2022 T1 W3

Fundamental Analysis

  • The AUD has rallied from 0.7261 on 28 February to 0.7374 against the USD over the past week due to higher commodity prices and the fact that Australia is a big exporter of metals. It is somewhat surprising that the AUD has performed well amidst the Ukraine-Russia conflict given that it is a risk-on currency that should theoretically not fair too well in times of uncertainty, compared to the safe haven USD. However, rising commodity prices, as well as Australia’s trade surplus for January being well above expectations, rising to $12.9 billion (almost a record high) from $8.4 billion, has provided great strength to the Aussie.  
  • Another factor working in favour of the Aussie is Western Australia having reopened its borders to vaccinated travellers on 3 March, meaning that the entire country is now open to vaccinated tourists and foreign workers. However, Non-farm payroll data was released on 4 March, indicating that the US added 678,000 jobs to the economy in February, versus an expectation of 400,000. This could see the USD appreciate against the AUD in the short-term if the effects of this data still need to be priced in. It will be interesting to see whether the Ukraine-Russia conflict intensifies, and whether commodities continue to rise, as an escalation in the conflict without a rise in commodity prices may lead to a fall in the AUD/USD as investors go back to USD safe haven asset. 
  • The EUR has had a rough week against the USD, falling to 1.0930 – the lowest in almost 2 years. While the Euro was showing strength in early February, it has now plummeted with the escalating conflict between Russia and Ukraine. There are even fears that the Euro may sink to parity with the USD in 2022. The Euro has been one of the worst performing currencies amidst the Ukraine-Russia conflict, falling by 4.7% against the USD in the past month.  
  • However, there is another growing pain that the Euro has to contend with. Since the Ukraine-Russia conflict is slowing the pandemic recovery in Europe, the ECB has been more dovish in its monetary policy compared to the Federal Reserve, which is now seeking a 25-basis rate hike over the next month. This has further hurt the EUR against the USD as investors seek higher rates. The Euro has also suffered from recent interventions by the Czech and Polish central banks to prop up their currencies. 

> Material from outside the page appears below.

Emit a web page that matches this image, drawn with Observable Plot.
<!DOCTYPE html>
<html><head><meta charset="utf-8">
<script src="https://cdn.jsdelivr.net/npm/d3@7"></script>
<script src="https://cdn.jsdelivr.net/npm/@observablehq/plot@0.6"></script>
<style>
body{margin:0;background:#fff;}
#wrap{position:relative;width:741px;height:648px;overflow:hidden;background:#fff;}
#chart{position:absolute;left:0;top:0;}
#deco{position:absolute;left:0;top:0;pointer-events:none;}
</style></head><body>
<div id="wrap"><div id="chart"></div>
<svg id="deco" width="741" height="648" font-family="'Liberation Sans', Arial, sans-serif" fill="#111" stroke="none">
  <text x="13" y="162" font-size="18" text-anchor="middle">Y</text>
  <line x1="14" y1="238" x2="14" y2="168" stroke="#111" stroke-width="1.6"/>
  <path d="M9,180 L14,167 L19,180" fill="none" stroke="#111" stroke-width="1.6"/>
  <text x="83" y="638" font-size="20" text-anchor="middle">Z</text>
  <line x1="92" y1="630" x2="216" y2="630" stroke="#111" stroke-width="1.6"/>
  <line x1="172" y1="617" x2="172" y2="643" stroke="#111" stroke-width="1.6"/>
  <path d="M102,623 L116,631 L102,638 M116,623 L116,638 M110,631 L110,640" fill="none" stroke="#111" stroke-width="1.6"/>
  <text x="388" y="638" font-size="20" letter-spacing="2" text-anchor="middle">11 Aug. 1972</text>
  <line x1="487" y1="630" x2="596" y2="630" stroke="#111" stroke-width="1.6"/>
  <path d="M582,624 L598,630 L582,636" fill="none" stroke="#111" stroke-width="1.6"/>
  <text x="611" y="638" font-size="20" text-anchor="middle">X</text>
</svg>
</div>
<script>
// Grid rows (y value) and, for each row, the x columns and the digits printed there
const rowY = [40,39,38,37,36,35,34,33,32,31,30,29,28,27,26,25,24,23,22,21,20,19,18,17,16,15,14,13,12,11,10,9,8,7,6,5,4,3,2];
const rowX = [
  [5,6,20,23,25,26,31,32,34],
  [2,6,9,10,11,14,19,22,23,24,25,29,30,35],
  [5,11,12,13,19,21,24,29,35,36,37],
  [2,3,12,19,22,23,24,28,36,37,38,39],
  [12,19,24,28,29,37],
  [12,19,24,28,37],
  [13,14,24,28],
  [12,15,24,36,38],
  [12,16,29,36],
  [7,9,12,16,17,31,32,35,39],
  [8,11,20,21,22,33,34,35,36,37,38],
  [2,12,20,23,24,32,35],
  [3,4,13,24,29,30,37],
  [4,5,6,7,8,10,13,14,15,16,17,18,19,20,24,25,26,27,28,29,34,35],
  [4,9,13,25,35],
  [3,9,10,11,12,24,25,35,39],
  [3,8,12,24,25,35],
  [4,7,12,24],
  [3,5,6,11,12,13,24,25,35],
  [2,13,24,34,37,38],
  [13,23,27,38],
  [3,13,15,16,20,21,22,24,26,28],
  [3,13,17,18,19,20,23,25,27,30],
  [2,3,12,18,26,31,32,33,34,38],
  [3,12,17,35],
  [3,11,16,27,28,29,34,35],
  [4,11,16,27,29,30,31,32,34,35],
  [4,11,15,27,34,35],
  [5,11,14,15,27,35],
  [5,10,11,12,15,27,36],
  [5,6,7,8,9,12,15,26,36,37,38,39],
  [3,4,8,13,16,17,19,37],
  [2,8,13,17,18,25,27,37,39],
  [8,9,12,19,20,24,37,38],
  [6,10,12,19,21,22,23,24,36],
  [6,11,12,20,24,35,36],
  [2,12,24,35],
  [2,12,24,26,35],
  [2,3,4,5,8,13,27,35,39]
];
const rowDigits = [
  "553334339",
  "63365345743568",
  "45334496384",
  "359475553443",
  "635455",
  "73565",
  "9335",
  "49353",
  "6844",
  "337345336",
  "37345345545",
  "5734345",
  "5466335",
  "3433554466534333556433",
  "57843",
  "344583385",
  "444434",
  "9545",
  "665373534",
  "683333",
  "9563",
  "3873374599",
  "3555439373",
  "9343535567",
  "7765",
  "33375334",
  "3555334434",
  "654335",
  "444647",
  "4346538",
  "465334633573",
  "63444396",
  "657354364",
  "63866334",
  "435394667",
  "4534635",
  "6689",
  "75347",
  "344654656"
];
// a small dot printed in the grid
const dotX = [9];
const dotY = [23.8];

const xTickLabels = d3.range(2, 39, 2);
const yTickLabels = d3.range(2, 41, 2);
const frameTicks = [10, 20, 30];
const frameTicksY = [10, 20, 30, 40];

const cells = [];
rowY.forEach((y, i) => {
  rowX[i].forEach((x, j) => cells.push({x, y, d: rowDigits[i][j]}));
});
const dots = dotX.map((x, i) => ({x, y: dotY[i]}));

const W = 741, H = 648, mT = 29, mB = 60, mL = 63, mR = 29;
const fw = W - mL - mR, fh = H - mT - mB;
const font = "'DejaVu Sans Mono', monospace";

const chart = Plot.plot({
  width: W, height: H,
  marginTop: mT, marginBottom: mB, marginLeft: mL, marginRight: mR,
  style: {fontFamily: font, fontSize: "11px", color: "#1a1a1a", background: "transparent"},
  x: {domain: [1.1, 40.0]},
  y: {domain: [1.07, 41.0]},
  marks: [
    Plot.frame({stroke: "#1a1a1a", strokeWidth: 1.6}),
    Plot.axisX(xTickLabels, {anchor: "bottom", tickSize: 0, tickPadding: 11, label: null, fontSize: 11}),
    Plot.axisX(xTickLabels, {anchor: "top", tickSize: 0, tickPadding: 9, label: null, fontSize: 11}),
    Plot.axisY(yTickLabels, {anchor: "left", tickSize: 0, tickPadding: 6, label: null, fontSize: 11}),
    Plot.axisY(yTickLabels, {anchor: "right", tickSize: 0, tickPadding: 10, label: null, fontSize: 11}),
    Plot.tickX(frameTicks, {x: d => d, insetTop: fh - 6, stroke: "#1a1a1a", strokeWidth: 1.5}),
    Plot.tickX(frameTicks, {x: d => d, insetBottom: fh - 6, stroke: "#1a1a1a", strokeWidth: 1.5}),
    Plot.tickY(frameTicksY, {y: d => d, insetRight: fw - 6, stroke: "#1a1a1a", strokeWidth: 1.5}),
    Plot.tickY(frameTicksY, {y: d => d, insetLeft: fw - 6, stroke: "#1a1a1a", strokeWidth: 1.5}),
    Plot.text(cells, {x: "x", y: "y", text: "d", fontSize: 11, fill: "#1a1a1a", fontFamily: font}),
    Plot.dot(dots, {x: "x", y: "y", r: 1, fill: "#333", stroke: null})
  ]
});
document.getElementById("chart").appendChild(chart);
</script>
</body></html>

  • The AUD has risen rapidly against the USD over the past week, breaking past the 0.7280 resistance level to close at 0.7374 on 4 March. It has also broken through the clear ascending channel prevalent throughout February, indicating that there are likely to have been fundamental forces at play to help prop up the AUD. As discussed earlier, the spike in price is likely due to the quick rise in commodity prices. On 25 February, the 14-day EMA crossed above the 52-day EMA, giving a small indication of an upward trend. The next event to look out for is the possible cross of the 14-day EMA above the 200-day EMA as this will provide further evidence of a bull market. 
  • The MACD line has continued to travel well above the signal line, with the distance between the two only having increased over the past week. This is another indication of positive momentum for the pair. On the other hand, the RSI currently posts a reading of 68.22, meaning that it is nearing the RSI 70 ‘overbought’ territory. It will be interesting to see if the RSI rises above 70 over the next week as it may just provide a sell signal to end the AUD’s rally. 
  • The Euro has suffered a heavy decline over the past week to fall to 1.0930 to close out the week and nearing ever closer to the 1.0773 2-year support level. When observing the EMAs, it can be seen that the 14-day EMA has fallen rapidly, reflecting the heavy selling this week. The 52-day and 200-day EMAs have also shown marked declines recently. However, no crosses in the opposite direction appear imminent from the EMAs alone, so there may simply be a continued decline in the Euro. 
  • The MACD has continued to fall well below the signal line over the past week, giving further indications of bearish momentum for the pair. The RSI is currently at 25.54, meaning it is well into ‘oversold’ territory and currently providing a buy signal. However, this signal should be treated with caution given the fundamental forces at play. The Ukraine-Russia crisis is the source of much of the volatility in the Euro, so one should make sure they have considered the heavy geopolitical risks that come with taking a position in the Euro.